* Directions
Tally every line featuring "this", then give that tally alone.

* Record set

--------------------------------------------------

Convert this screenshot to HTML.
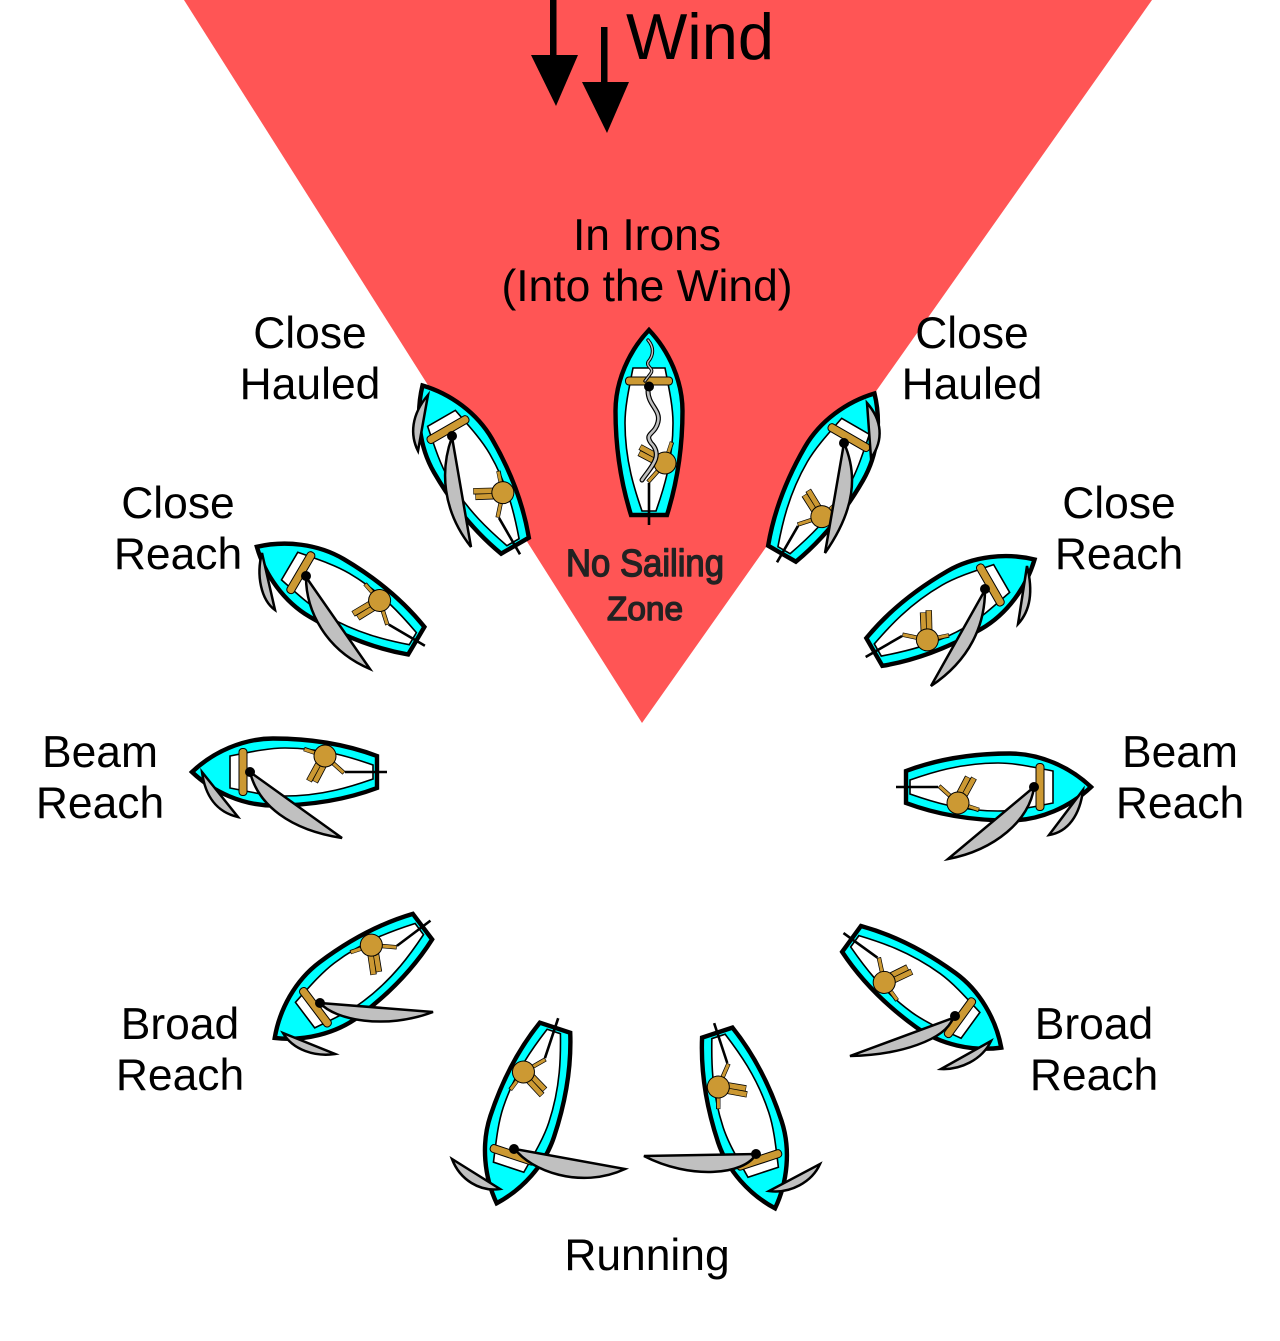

--------------------------------------------------

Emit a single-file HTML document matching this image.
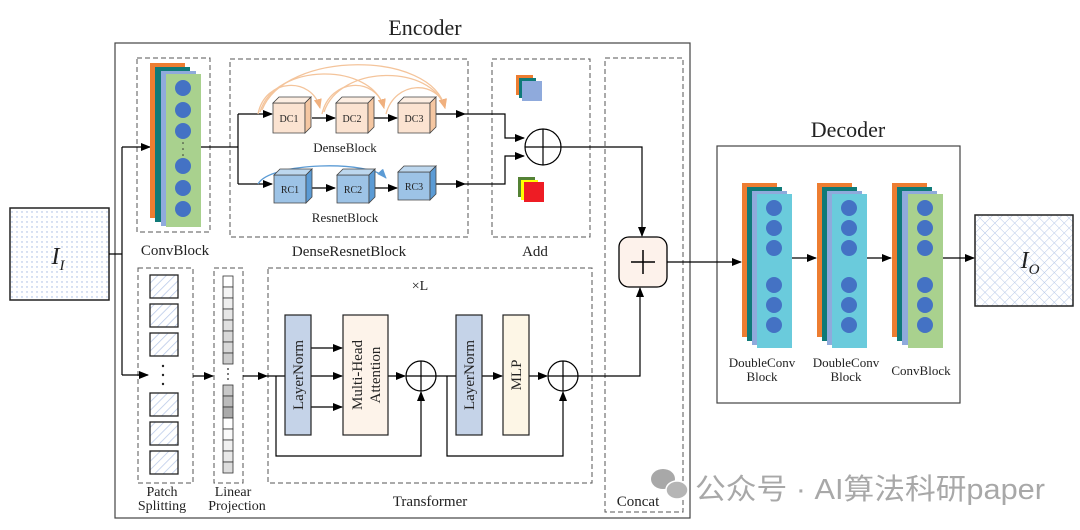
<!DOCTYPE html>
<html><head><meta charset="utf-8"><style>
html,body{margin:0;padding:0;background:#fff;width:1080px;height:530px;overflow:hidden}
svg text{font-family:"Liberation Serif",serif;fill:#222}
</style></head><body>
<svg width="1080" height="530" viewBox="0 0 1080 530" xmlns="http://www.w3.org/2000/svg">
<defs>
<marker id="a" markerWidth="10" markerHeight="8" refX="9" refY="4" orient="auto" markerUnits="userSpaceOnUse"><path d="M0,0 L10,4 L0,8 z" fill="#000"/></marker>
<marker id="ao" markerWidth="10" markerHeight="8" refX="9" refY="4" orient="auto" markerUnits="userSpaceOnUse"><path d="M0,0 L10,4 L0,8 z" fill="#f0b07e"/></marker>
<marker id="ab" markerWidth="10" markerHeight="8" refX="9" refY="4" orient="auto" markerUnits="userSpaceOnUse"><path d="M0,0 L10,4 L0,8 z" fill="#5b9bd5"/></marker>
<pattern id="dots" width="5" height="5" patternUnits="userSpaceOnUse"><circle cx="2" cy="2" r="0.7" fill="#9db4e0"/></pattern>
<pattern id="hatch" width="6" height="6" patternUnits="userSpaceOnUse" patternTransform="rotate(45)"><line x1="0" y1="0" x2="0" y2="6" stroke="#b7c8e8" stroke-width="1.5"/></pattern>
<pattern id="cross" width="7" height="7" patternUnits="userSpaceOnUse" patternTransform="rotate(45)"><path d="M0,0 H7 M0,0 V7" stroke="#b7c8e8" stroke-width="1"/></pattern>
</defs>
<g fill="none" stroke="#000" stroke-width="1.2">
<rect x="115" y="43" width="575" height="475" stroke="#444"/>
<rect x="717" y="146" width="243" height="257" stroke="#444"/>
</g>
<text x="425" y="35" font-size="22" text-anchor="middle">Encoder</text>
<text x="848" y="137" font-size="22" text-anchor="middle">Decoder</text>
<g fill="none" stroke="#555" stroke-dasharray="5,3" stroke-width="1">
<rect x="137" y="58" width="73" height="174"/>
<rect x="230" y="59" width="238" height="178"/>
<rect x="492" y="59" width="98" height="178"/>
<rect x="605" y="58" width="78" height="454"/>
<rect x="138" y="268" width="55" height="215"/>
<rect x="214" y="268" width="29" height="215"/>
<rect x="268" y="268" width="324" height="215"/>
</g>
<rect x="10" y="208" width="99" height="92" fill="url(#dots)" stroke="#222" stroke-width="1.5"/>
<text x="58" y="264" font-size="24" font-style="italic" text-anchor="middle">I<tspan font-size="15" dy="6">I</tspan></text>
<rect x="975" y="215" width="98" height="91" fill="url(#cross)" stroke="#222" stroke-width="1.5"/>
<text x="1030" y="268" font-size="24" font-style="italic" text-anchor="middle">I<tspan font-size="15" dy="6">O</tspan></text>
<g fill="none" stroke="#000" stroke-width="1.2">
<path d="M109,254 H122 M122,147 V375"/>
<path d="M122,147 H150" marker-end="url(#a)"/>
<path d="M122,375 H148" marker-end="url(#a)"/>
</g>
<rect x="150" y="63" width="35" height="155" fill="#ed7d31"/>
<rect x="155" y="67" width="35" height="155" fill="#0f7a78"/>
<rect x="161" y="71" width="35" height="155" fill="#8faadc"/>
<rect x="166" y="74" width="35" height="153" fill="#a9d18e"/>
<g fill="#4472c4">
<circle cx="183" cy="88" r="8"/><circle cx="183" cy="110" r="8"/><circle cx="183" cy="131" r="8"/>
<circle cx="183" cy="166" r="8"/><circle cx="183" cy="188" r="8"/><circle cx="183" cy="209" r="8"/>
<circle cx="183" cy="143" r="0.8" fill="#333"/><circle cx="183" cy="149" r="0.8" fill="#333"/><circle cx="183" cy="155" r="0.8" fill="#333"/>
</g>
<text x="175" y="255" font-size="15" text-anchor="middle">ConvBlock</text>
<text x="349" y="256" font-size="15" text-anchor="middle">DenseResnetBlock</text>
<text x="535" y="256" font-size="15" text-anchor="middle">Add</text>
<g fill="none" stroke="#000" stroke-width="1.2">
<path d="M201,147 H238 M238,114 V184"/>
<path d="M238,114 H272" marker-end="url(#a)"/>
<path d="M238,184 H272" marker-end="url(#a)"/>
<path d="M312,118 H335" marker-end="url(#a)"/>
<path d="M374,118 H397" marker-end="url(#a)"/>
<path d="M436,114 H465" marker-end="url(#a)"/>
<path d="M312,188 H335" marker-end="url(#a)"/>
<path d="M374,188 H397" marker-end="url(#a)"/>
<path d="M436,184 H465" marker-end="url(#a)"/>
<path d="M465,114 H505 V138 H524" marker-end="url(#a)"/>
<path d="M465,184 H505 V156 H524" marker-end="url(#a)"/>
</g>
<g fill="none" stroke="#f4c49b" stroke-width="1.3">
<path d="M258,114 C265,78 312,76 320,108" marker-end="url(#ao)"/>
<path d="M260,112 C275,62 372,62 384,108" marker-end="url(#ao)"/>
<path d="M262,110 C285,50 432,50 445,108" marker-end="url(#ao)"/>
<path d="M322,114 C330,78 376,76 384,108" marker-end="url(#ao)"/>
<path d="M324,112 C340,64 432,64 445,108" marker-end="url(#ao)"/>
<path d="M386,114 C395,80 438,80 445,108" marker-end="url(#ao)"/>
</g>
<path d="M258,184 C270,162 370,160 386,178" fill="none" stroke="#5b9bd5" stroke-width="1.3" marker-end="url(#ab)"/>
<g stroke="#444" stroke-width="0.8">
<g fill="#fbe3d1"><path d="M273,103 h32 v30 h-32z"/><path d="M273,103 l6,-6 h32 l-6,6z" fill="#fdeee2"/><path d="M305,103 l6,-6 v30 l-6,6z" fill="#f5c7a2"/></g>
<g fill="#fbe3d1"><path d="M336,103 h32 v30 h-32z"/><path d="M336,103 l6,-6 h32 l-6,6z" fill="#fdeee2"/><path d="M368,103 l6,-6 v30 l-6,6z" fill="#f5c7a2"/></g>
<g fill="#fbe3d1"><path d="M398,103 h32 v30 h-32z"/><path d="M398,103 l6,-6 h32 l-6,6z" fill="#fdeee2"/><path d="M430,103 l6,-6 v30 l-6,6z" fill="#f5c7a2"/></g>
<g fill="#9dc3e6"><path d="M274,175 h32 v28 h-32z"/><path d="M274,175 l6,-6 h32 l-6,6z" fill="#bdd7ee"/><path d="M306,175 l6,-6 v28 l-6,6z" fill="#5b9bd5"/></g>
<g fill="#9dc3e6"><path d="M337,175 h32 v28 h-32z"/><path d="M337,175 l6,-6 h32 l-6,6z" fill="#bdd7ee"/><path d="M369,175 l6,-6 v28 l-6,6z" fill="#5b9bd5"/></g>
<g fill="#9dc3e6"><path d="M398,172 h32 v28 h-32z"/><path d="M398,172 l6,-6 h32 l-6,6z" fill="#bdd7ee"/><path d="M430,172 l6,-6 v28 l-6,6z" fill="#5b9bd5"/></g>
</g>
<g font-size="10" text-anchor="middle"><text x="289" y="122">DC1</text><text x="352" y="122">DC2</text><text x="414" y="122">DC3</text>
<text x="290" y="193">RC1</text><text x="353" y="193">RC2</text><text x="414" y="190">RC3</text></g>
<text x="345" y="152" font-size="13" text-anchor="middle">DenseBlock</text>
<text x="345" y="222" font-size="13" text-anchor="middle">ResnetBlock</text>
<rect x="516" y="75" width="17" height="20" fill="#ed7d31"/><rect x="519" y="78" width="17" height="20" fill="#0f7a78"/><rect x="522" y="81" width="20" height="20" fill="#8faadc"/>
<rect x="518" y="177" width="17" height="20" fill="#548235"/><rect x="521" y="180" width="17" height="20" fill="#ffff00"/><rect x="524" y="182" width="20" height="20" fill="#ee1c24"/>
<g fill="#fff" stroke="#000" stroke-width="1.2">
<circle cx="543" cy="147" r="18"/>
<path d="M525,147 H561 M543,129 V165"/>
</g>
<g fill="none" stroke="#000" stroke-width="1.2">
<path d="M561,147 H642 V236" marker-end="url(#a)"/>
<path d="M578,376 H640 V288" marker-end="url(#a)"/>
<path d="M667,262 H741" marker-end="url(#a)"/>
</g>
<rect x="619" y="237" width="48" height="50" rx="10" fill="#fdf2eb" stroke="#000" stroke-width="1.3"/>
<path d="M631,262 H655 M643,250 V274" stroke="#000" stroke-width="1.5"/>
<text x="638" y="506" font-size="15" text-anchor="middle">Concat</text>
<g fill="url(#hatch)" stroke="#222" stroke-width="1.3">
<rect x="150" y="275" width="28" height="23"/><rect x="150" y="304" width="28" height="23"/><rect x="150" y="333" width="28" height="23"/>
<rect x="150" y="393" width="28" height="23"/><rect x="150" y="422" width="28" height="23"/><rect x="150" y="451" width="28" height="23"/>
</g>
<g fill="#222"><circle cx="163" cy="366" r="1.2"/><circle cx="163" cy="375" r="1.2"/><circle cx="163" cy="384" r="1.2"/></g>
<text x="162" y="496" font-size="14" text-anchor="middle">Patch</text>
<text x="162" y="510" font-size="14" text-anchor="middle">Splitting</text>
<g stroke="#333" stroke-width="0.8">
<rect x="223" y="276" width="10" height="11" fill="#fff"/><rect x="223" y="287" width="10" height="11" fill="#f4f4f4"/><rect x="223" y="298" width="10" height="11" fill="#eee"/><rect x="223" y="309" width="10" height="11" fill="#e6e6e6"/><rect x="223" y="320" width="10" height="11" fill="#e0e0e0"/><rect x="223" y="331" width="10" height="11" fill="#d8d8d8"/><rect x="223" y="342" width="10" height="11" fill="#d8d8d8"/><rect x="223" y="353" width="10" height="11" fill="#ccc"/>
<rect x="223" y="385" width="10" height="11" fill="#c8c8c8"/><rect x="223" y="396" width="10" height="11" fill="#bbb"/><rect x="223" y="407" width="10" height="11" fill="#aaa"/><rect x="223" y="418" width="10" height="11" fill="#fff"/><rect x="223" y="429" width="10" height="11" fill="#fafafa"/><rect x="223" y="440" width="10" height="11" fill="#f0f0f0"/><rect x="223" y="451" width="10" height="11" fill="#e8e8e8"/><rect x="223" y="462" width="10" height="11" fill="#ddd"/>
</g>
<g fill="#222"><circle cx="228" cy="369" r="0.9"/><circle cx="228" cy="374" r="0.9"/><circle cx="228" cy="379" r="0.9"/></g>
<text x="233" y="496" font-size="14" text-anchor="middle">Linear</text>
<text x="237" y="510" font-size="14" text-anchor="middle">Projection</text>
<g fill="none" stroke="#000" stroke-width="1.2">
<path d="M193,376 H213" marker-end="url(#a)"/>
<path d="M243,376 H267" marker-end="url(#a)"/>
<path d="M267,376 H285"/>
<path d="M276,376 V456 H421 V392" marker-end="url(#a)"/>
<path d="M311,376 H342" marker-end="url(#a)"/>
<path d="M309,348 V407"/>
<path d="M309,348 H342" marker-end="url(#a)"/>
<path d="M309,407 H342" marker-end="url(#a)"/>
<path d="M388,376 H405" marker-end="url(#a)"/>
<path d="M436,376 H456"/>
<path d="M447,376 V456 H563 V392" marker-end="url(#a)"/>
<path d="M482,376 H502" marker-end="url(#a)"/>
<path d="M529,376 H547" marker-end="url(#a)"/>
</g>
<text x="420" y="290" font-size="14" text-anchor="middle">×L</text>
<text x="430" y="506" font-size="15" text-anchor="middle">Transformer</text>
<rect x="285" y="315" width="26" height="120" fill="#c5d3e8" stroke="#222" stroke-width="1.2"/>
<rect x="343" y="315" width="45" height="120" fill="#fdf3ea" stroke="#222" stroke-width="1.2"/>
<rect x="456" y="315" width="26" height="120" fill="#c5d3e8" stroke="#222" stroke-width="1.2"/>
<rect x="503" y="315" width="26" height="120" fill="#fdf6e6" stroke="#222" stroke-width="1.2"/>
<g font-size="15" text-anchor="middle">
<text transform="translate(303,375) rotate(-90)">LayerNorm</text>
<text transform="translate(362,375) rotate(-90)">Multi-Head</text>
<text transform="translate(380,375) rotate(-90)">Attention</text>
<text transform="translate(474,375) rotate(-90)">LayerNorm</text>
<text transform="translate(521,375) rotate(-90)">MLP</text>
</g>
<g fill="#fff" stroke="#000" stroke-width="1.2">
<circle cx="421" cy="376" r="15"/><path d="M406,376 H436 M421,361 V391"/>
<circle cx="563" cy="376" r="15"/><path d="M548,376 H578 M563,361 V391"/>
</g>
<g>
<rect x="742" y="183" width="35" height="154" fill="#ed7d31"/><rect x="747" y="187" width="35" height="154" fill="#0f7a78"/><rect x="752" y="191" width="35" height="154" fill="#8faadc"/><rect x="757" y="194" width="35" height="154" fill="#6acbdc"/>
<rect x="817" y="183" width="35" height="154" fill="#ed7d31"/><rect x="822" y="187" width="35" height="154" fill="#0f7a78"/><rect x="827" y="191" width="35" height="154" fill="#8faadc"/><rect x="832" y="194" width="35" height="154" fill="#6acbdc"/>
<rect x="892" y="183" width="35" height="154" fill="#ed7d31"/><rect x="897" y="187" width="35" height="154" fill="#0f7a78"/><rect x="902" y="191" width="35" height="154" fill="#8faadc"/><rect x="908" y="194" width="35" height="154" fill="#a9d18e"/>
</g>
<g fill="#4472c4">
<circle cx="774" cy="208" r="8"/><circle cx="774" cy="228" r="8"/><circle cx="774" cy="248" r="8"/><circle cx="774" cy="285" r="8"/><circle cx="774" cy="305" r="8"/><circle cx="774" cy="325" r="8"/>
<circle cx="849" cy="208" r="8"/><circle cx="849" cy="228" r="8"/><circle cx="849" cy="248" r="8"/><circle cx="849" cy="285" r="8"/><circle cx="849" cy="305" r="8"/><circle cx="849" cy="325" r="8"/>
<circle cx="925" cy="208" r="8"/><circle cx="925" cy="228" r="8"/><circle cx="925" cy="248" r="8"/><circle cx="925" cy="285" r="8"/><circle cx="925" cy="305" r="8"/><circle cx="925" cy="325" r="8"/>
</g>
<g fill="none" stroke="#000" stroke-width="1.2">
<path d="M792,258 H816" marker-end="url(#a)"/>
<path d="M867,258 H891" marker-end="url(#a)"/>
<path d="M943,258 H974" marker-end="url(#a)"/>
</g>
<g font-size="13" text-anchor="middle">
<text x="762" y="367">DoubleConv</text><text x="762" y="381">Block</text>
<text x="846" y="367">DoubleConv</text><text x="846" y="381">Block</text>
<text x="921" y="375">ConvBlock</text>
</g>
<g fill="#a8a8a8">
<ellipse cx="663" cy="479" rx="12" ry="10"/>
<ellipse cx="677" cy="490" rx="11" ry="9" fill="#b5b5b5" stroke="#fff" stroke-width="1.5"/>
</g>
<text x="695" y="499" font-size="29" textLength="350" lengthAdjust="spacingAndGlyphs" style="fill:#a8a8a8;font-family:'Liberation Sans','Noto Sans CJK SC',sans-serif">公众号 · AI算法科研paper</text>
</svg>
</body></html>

--------------------------------------------------

* Exercise response
2